[start Data section]

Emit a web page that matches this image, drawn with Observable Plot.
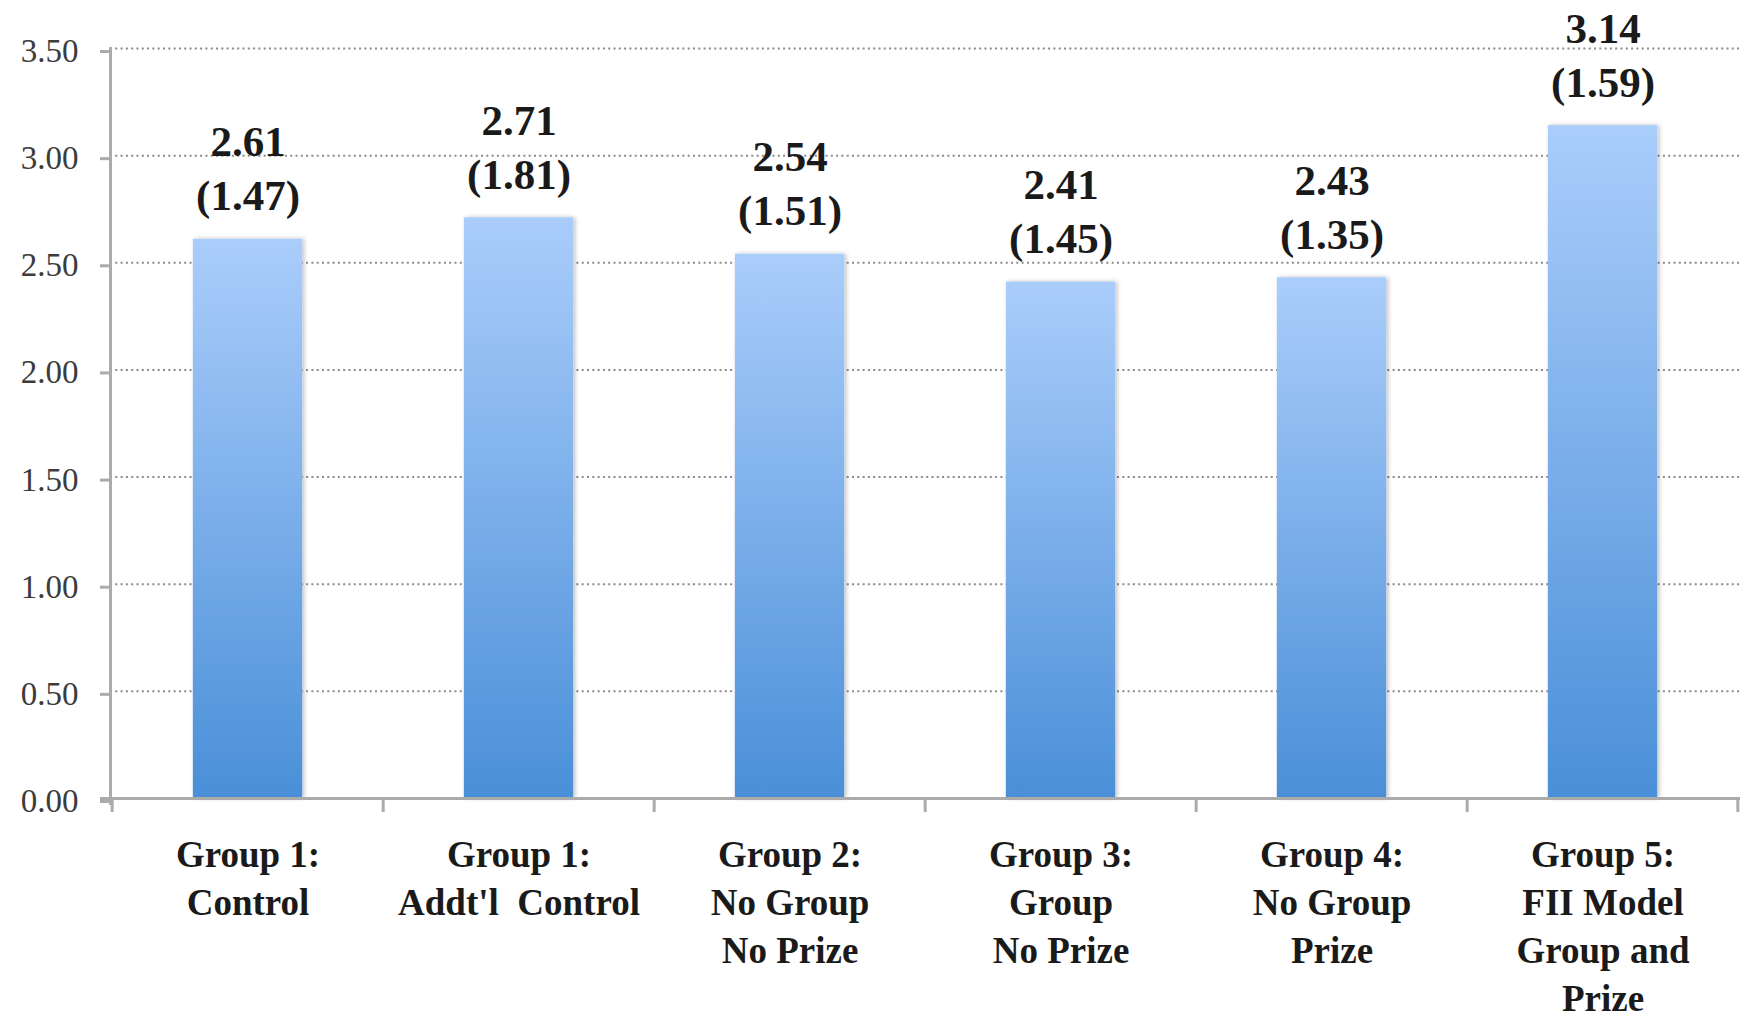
<!DOCTYPE html>
<html>
<head>
<meta charset="utf-8">
<script src="https://cdn.jsdelivr.net/npm/d3@7"></script>
<script src="https://cdn.jsdelivr.net/npm/@observablehq/plot@0.6"></script>
<style>
  html, body { margin: 0; padding: 0; background: #fff; }
  svg { display: block; }
</style>
</head>
<body>
<div id="chart"></div>
<script>
const categories = [
  "Group 1:\nControl",
  "Group 1:\nAddt'l\u00a0 Control",
  "Group 2:\nNo Group\nNo Prize",
  "Group 3:\nGroup\nNo Prize",
  "Group 4:\nNo Group\nPrize",
  "Group 5:\nFII Model\nGroup and\nPrize"
];
const means = [2.61, 2.71, 2.54, 2.41, 2.43, 3.14];
const sds = [1.47, 1.81, 1.51, 1.45, 1.35, 1.59];
const yTicks = [0, 0.5, 1, 1.5, 2, 2.5, 3, 3.5];

const data = categories.map((c, i) => ({cat: c, mean: means[i], sd: sds[i]}));

const W = 1741, H = 1014;
const mL = 110, mR = 1, mT = 48, mB = 216;
const step = (W - mL - mR) / categories.length;
const barW = 110;
const inset = (step - barW) / 2;
const axisGray = "#ababab";
const font = "'Liberation Serif', 'Times New Roman', serif";

const defs = () => {
  const g = d3.create("svg:g");
  const d = g.append("defs");
  const lg = d.append("linearGradient").attr("id", "barGrad")
    .attr("x1", 0).attr("y1", 0).attr("x2", 0).attr("y2", 1);
  lg.append("stop").attr("offset", "0%").attr("stop-color", "#aacdfb");
  lg.append("stop").attr("offset", "100%").attr("stop-color", "#4a8fd8");
  const f = d.append("filter").attr("id", "shadow")
    .attr("x", "-10%").attr("y", "-5%").attr("width", "125%").attr("height", "110%");
  f.append("feDropShadow").attr("dx", 2).attr("dy", 0).attr("stdDeviation", 2)
    .attr("flood-color", "#000").attr("flood-opacity", 0.25);
  return g.node();
};

const chart = Plot.plot({
  width: W,
  height: H,
  marginLeft: mL,
  marginRight: mR,
  marginTop: mT,
  marginBottom: mB,
  style: {fontFamily: font, background: "#fff", overflow: "visible"},
  x: {type: "band", domain: categories, padding: 0, axis: null},
  y: {domain: [0, 3.5], axis: null},
  marks: [
    defs,
    Plot.ruleY(yTicks.filter(d => d > 0), {
      stroke: "#8a8a8a", strokeWidth: 2, strokeDasharray: "2,3.3"
    }),
    Plot.barY(data, {
      x: "cat", y: "mean", fill: "url(#barGrad)",
      insetLeft: inset, insetRight: inset,
      render: (index, scales, values, dims, context, next) => {
        const g = next(index, scales, values, dims, context);
        g.setAttribute("filter", "url(#shadow)");
        return g;
      }
    }),
    Plot.frame({anchor: "left", stroke: axisGray, strokeWidth: 3, insetBottom: -5}),
    Plot.ruleY([0], {stroke: axisGray, strokeWidth: 3, insetLeft: -10}),
    Plot.ruleX(categories, {
      x: d => d, y1: 0, y2: 0, dx: -step / 2, insetBottom: -14,
      stroke: axisGray, strokeWidth: 3
    }),
    Plot.ruleX(categories.slice(-1), {
      x: d => d, y1: 0, y2: 0, dx: step / 2 - 1, insetBottom: -14,
      stroke: axisGray, strokeWidth: 3
    }),
    Plot.axisY(yTicks, {
      tickSize: 10, tickPadding: 22, tickFormat: d3.format(".2f"),
      fontSize: 33, fill: "#3c3c3c", stroke: axisGray, strokeWidth: 3,
      label: null, dy: 3
    }),
    Plot.text(categories, {
      x: d => d, y: 0, text: d => d, lineAnchor: "top", dy: 34,
      fontSize: 37, fontWeight: "bold", lineHeight: 1.3, fill: "#1a1a1a"
    }),
    Plot.text(data, {
      x: "cat", y: "mean",
      text: d => `${d.mean.toFixed(2)}\n(${d.sd.toFixed(2)})`,
      lineAnchor: "bottom", dy: -29,
      fontSize: 43, fontWeight: "bold", lineHeight: 1.25, fill: "#1a1a1a"
    })
  ]
});

document.getElementById("chart").appendChild(chart);
</script>
</body>
</html>
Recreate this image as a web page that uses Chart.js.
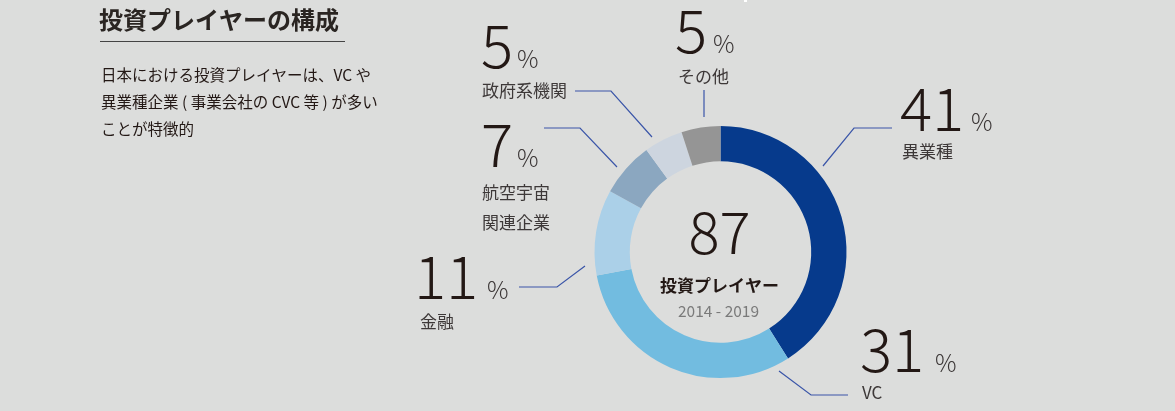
<!DOCTYPE html>
<html><head><meta charset="utf-8">
<script src="https://cdn.jsdelivr.net/npm/chart.js@4.4.1/dist/chart.umd.min.js"></script>
<style>
html,body{margin:0;padding:0;background:#dcdddc;width:1175px;height:411px;overflow:hidden;}
#wrap{position:absolute;left:0;top:0;width:1175px;height:411px;}
</style></head><body>
<div id="wrap"><canvas id="c" width="1175" height="411"></canvas></div>
<script>
const categories = ["異業種", "VC", "金融", "航空宇宙関連企業", "政府系機関", "その他"];
const shares = [41, 31, 11, 7, 5, 5];
const totalPlayers = 87;
const periodLabel = "2014 - 2019";
const colors = ["#063a8c", "#72bce0", "#abd0e8", "#8ba7c0", "#cdd5df", "#959595"];

const NUM_FONT = '"Noto Sans CJK JP", "Lato", sans-serif';
const JP_FONT = '"Noto Sans CJK JP", "Noto Sans", sans-serif';

// layout of the annotation labels (positions only)
const labelLayout = [
  {num:[900,131], pct:[971,131], name:[["異業種",902,152]], line:[[892,128],[854,128],[823,166]]},
  {num:[860,372], pct:[935,372], name:[["VC",862,393]], line:[[848,395],[811,395],[779,371]]},
  {num:[414,299], pct:[487,299], name:[["金融",420,322]], line:[[519,287],[557,287],[585,266]]},
  {num:[481,167], pct:[517,167], name:[["航空宇宙",482,193],["関連企業",482,223]], line:[[544,128],[580,128],[617,167]]},
  {num:[481,68],  pct:[517,68],  name:[["政府系機関",482,91]], line:[[575,91],[611,91],[652,137]]},
  {num:[675,53],  pct:[713,53],  name:[["その他",678,77]], line:[[704,90],[704,117]]}
];

const annot = {
  id:'annot',
  afterDraw(chart){
    const ctx = chart.ctx;
    ctx.save();
    // title
    ctx.fillStyle = '#2a2522';
    ctx.font = 'bold 24px ' + JP_FONT;
    ctx.textBaseline = 'middle';
    ctx.textAlign = 'left';
    ctx.fillText('投資プレイヤーの構成', 99, 20);
    ctx.strokeStyle = '#444';
    ctx.lineWidth = 1;
    ctx.beginPath(); ctx.moveTo(100, 41.5); ctx.lineTo(345, 41.5); ctx.stroke();
    ctx.font = '15.5px ' + JP_FONT;
    ctx.fillStyle = '#231815';
    ['日本における投資プレイヤーは、VC や','異業種企業 ( 事業会社の CVC 等 ) が多い','ことが特徴的'].forEach((t,i)=>{
      ctx.fillText(t, 101, 75 + i*27);
    });
    // labels
    const meta = chart.getDatasetMeta(0);
    labelLayout.forEach((L, i) => {
      ctx.strokeStyle = '#3a55a8';
      ctx.lineWidth = 1.2;
      ctx.beginPath();
      L.line.forEach((p, j) => j ? ctx.lineTo(p[0], p[1]) : ctx.moveTo(p[0], p[1]));
      ctx.stroke();
      ctx.fillStyle = '#231815';
      ctx.textBaseline = 'alphabetic';
      ctx.font = '300 60px ' + NUM_FONT;
      ctx.fillText(String(shares[i]), L.num[0], L.num[1]);
      ctx.fillStyle = '#3a3535';
      ctx.font = '300 24px ' + NUM_FONT;
      ctx.fillText('%', L.pct[0], L.pct[1]);
      ctx.font = '17px ' + JP_FONT;
      ctx.fillStyle = '#3d3838';
      ctx.textBaseline = 'middle';
      L.name.forEach(n => ctx.fillText(n[0], n[1], n[2]));
    });
    // center
    const arc = meta.data[0];
    const cx = arc.x, cy = arc.y;
    ctx.textAlign = 'center';
    ctx.textBaseline = 'alphabetic';
    ctx.fillStyle = '#231815';
    ctx.font = '300 58px ' + NUM_FONT;
    ctx.fillText(String(totalPlayers), cx - 1, cy + 2);
    ctx.font = 'bold 17px ' + JP_FONT;
    ctx.textBaseline = 'middle';
    ctx.fillStyle = '#231815';
    ctx.fillText('投資プレイヤー', cx - 1, cy + 34);
    ctx.font = '15.5px ' + JP_FONT;
    ctx.fillStyle = '#7a7a7a';
    ctx.fillText(periodLabel, cx - 2, cy + 59);
    // small white mark at top
    ctx.fillStyle = '#ffffff';
    ctx.fillRect(744, 0, 3, 2);
    ctx.restore();
  }
};

new Chart(document.getElementById('c'), {
  type: 'doughnut',
  data: { labels: categories, datasets: [{ data: shares, backgroundColor: colors, borderWidth: 0 }] },
  options: {
    responsive: false,
    animation: false,
    cutout: '72%',
    layout: { padding: { left: 594, right: 328, top: 126, bottom: 33 } },
    plugins: { legend: { display: false }, tooltip: { enabled: false } }
  },
  plugins: [annot]
});
</script>
</body></html>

[end Data section]

#### Aim
Up to and including the line that contains "Serif', 'Times New", print the records above exactly from their first line, without any pictures.

#### Response to this exercise
Emit a web page that matches this image, drawn with Observable Plot.
<!DOCTYPE html>
<html>
<head>
<meta charset="utf-8">
<script src="https://cdn.jsdelivr.net/npm/d3@7"></script>
<script src="https://cdn.jsdelivr.net/npm/@observablehq/plot@0.6"></script>
<style>
  html, body { margin: 0; padding: 0; background: #fff; }
  svg { display: block; }
</style>
</head>
<body>
<div id="chart"></div>
<script>
const categories = [
  "Group 1:\nControl",
  "Group 1:\nAddt'l\u00a0 Control",
  "Group 2:\nNo Group\nNo Prize",
  "Group 3:\nGroup\nNo Prize",
  "Group 4:\nNo Group\nPrize",
  "Group 5:\nFII Model\nGroup and\nPrize"
];
const means = [2.61, 2.71, 2.54, 2.41, 2.43, 3.14];
const sds = [1.47, 1.81, 1.51, 1.45, 1.35, 1.59];
const yTicks = [0, 0.5, 1, 1.5, 2, 2.5, 3, 3.5];

const data = categories.map((c, i) => ({cat: c, mean: means[i], sd: sds[i]}));

const W = 1741, H = 1014;
const mL = 110, mR = 1, mT = 48, mB = 216;
const step = (W - mL - mR) / categories.length;
const barW = 110;
const inset = (step - barW) / 2;
const axisGray = "#ababab";
const font = "'Liberation Serif', 'Times New Roman', serif";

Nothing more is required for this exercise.